If you choose to work as a professional in trusts and estates or private wealth management, you have an opportunity to get to know the lives of your clients in intimate detail. Not only are you privy to information on their bank accounts, and life goals, but also, you’ll inevitably learn about family relationships in all their glorious, and sometimes gory, detail. Anyone who underestimates how complex this position can be is likely to be surprised, and not always for the better. While many see their clients as their “friends,” still others seem to place their clients in the position of “foe.” I’ve found that either stance can be detrimental to clients, as well as for advisors. Somewhere in the middle, with a bit more clarity, is probably better for both. In this Building Bridges column, I explore some of these complexities of the client/advisor relationship.
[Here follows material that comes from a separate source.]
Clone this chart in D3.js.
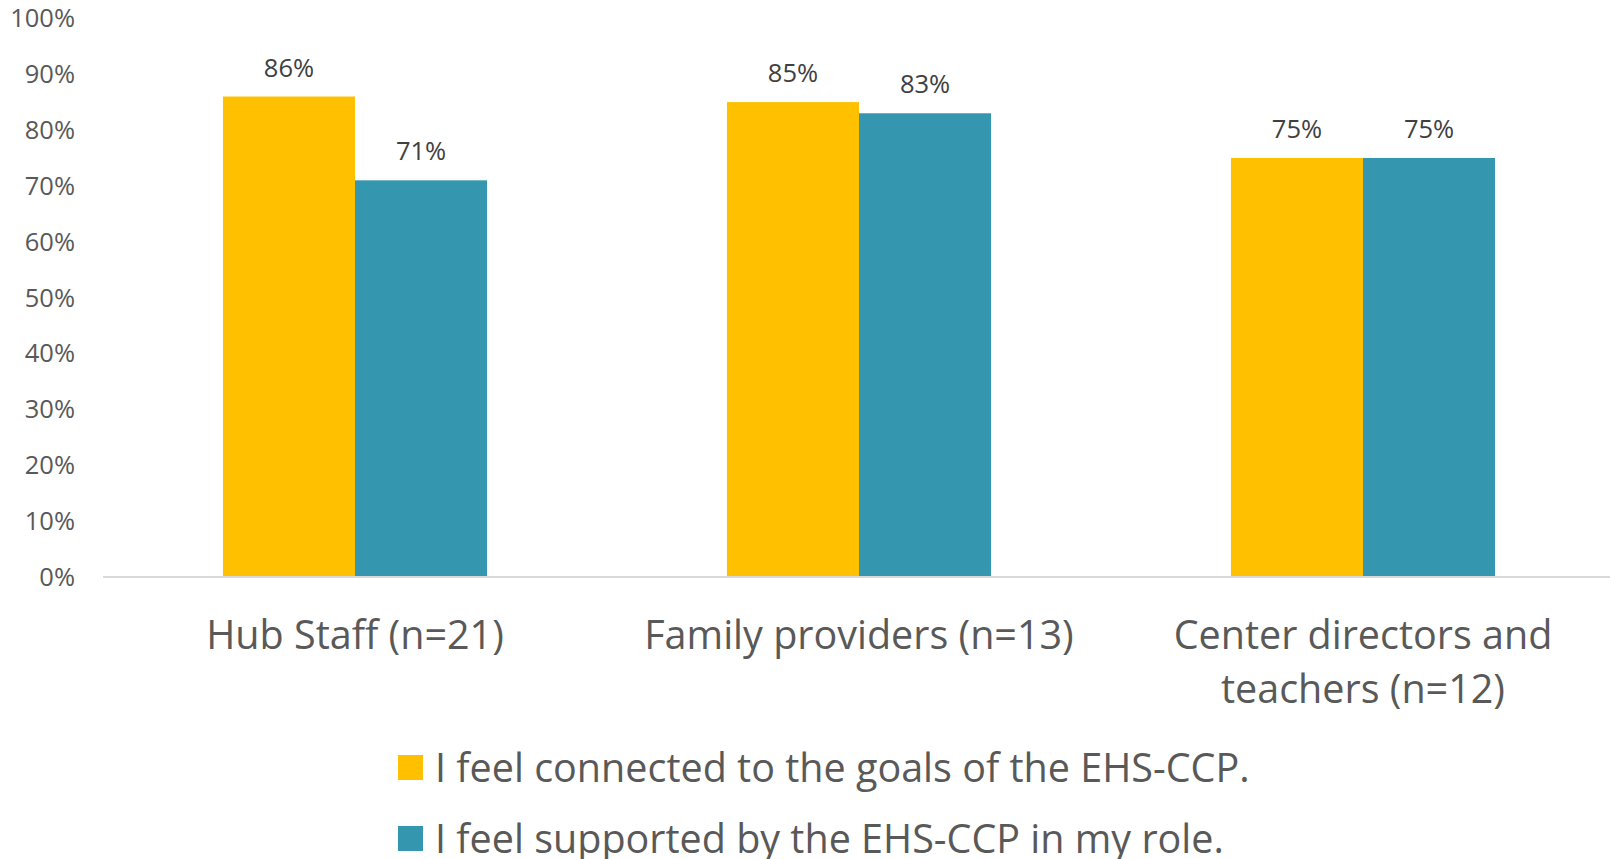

It’s not hard to see how clients can become close friends. If you’re the lawyer doing their estate plan or an accountant recording their income every year, you’ll get to know their lives in details that their closest friends and even family members may not. If you’re like most professionals in the field, you were drawn to this work because you genuinely care about helping people and value personal relationships. Over time, it’s only logical that you’ll develop close relationships with some of your clients. You like them, they like you. This bond can be especially helpful in pursuing your goals to help them achieve theirs. And, yet, the closer you get, the harder it can be to remain objective.
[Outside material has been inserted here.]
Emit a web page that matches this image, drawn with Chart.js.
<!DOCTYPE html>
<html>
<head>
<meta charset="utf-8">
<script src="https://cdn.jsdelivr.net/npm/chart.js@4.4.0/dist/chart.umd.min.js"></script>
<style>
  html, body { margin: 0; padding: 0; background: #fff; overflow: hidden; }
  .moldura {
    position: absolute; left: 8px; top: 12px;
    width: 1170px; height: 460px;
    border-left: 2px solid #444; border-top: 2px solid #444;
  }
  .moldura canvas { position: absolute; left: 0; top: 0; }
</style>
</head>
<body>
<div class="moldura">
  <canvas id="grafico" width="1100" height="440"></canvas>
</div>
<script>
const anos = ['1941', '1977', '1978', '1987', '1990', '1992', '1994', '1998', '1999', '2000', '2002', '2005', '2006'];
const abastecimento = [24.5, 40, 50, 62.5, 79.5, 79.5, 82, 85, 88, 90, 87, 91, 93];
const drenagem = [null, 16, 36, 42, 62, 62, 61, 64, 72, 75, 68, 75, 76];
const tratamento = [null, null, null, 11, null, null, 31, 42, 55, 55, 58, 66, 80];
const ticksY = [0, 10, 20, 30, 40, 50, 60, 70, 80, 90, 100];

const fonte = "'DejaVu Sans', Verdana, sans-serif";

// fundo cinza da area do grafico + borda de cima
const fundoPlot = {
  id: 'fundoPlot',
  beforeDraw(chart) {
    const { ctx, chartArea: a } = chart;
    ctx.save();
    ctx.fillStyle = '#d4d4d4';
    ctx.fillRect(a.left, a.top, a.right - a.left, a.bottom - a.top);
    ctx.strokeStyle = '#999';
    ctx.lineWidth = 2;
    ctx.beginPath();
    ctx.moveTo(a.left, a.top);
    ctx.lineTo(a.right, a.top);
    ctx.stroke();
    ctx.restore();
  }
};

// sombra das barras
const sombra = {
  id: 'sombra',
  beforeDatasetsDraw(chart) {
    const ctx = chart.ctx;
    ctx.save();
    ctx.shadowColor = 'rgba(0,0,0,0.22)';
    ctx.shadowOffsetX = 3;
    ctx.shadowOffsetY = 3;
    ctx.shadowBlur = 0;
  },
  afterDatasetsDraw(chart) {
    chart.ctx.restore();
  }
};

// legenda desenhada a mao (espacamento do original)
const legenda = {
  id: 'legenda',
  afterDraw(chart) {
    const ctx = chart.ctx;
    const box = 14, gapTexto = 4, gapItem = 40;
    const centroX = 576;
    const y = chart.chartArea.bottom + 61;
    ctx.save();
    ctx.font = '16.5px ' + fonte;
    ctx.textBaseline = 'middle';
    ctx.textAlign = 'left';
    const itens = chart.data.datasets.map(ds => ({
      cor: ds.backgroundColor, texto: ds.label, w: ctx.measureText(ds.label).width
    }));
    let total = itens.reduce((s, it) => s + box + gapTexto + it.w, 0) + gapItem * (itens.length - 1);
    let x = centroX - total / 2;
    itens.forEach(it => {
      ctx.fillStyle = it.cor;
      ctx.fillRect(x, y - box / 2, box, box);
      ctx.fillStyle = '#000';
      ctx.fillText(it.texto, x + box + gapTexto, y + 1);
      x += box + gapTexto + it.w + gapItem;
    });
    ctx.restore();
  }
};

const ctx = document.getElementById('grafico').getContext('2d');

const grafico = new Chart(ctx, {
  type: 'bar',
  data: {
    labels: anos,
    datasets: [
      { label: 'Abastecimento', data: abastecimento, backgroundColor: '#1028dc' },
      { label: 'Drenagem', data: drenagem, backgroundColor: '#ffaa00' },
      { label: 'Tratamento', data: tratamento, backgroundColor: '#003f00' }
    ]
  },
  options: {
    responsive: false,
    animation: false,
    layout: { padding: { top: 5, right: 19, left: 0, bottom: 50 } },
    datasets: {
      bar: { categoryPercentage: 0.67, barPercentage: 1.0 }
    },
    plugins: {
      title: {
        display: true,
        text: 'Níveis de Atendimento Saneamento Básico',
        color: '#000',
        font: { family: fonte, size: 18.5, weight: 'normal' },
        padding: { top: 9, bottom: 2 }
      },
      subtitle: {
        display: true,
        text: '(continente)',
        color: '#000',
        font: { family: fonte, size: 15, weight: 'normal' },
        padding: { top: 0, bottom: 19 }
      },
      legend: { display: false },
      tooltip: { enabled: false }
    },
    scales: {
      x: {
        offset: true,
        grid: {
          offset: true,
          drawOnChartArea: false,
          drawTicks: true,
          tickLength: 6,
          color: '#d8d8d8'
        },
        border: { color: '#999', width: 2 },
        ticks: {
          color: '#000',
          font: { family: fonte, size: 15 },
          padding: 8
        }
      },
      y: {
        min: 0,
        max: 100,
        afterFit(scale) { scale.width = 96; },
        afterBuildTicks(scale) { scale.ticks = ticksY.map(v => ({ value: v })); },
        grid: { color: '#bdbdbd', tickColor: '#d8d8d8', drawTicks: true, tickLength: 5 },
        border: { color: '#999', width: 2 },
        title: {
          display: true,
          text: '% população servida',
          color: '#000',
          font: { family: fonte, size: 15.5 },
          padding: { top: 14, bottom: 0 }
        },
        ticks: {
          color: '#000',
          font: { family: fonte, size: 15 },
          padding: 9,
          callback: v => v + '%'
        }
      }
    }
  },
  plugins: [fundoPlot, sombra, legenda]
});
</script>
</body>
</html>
It can become quite difficult to separate one’s personal feelings out from the advice that a client may need to hear from you. You may also find yourself in the awkward position of being invited still further into your clients’ lives as a friend in addition to as their advisor. Traditionally, the ethical rules governing lawyer/client relationships provided a useful set of boundaries that applied to lawyers and could guide others in the field. However, the industry is changing, and it’s harder to see where the line is drawn for investment advisors or others, such as family office executives. I’ve seen these issues arise with greater frequency lately, with colleagues faced with questions such as: Do you use a client’s home that he’s offered you when he’s out of town? Join clients on their yacht for a weekend away? There are even more difficult questions: What happens if a business matter comes up during your personal time together? How much do you reveal about your own life? It’s tough to be friends with a client, though it seems natural to do so. Yet, you wouldn't expect a therapist to vacation with a client, even though sometimes the information you receive from the client is just as personal. Role clarification is complicated, yet worthy of serious reflection.
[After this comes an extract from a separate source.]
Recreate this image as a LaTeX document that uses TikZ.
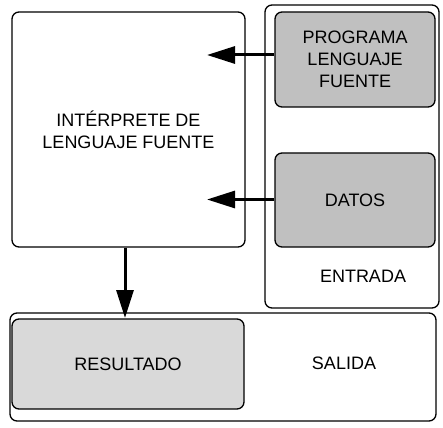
\documentclass[tikz,border=0pt]{standalone}
\usepackage{fontspec}
\setmainfont{Liberation Sans}
\usetikzlibrary{arrows.meta,calc,positioning}
\definecolor{grisoscuro}{HTML}{C0C0C0}
\definecolor{grisclaro}{HTML}{D9D9D9}
\tikzset{
	every node/.style={
		font=\fontsize{18}{22}\selectfont
	},
	caja/.style={
		shape=rectangle,
		rounded corners=7pt,
		draw=black,
		line width=1.3pt,
		text centered,
		align=center,
		inner sep=0pt
	},
	entrada/.style={
		caja,
		fill=grisoscuro
	},
	salida/.style={
		caja,
		fill=grisclaro
	},
	flecha/.style={
		line width=3pt,
		-{Triangle[length=28pt,width=17pt]}
	}
}

\begin{document}
\begin{tikzpicture}[x=1pt,y=-1pt]
	\useasboundingbox (0,0) rectangle (443,427);
	
	% Contenedores
	\node[caja, minimum width=174pt, minimum height=303pt] (ent) at (352,156.5) {};
	\node[caja, minimum width=426pt, minimum height=108pt] (sal) at (223,367) {};
	
	% Interprete
	\node[caja, fill=white, minimum width=233pt, minimum height=235pt] (interp) at (128.5,129.5)
		{INTÉRPRETE DE\\LENGUAJE FUENTE};
	
	% Entradas
	\node[entrada, minimum width=160pt, minimum height=95pt] (prog) at (355,59.5)
		{PROGRAMA\\LENGUAJE\\FUENTE};
	\node[entrada, minimum width=160pt, minimum height=94pt] (datos) at (355,200) {DATOS};
	\node (lblent) at (363,276) {ENTRADA};
	
	% Salida
	\node[salida, minimum width=232pt, minimum height=90pt] (res) at (128,364) {RESULTADO};
	\node (lblsal) at (344,363) {SALIDA};
	
	% Flechas
	\coordinate (p1) at (207,55);
	\coordinate (p2) at (207,199.5);
	\coordinate (p3) at (125,318);
	\draw[flecha] (prog.west |- p1) -- (p1);
	\draw[flecha] (datos.west |- p2) -- (p2);
	\draw[flecha] (interp.south -| p3) -- (p3);
\end{tikzpicture}
\end{document}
I’ve also witnessed the challenge of the other stance - that is, advisors who, knowingly or not, hold some level of disdain for their clients. While rarely is the stance so extreme, there are times when an advisor has difficulty maintaining compassion or empathy for a client’s situation. On one conference call, I heard lawyers refer to clients as “little beaks coming to the nest” (these were adult beneficiaries seeking distributions from multi-generational trusts). On another, grown family members were referred to as “children who just wouldn’t grow up.” Clients can feel these vibes, making it still harder for the advisor to provide the best advice that they might have to offer. Advisors must be honest with themselves about how they feel about their clients and examine whether their advice might be hindered by negative emotions.
Professional ethical standards are a good starting point for guidance on how to navigate the human and emotional complexity of the client-advisor relationship. In addition, I would argue that the best stance is one closer to the middle than the two extremes outlined above. I’ve found that genuinely caring about the client’s welfare and expressing that in a “friendly” way, can certainly help the client-advisor relationship, so long as the advisor understands where the lines ought to be drawn. On the other side, an advisor probably can’t be effective professionally if she holds the in disdain. It’s the advisor’s duty to stay aware of when the relationship has gotten too close or if the distance has gotten too far apart. If either situation arises, it might be best if the advisor could have an “it's not you, it’s me” conversation to either set the relationship on a more balanced course or end the professional relationship graciously. Either way, the advisor should consider what’s best for the client.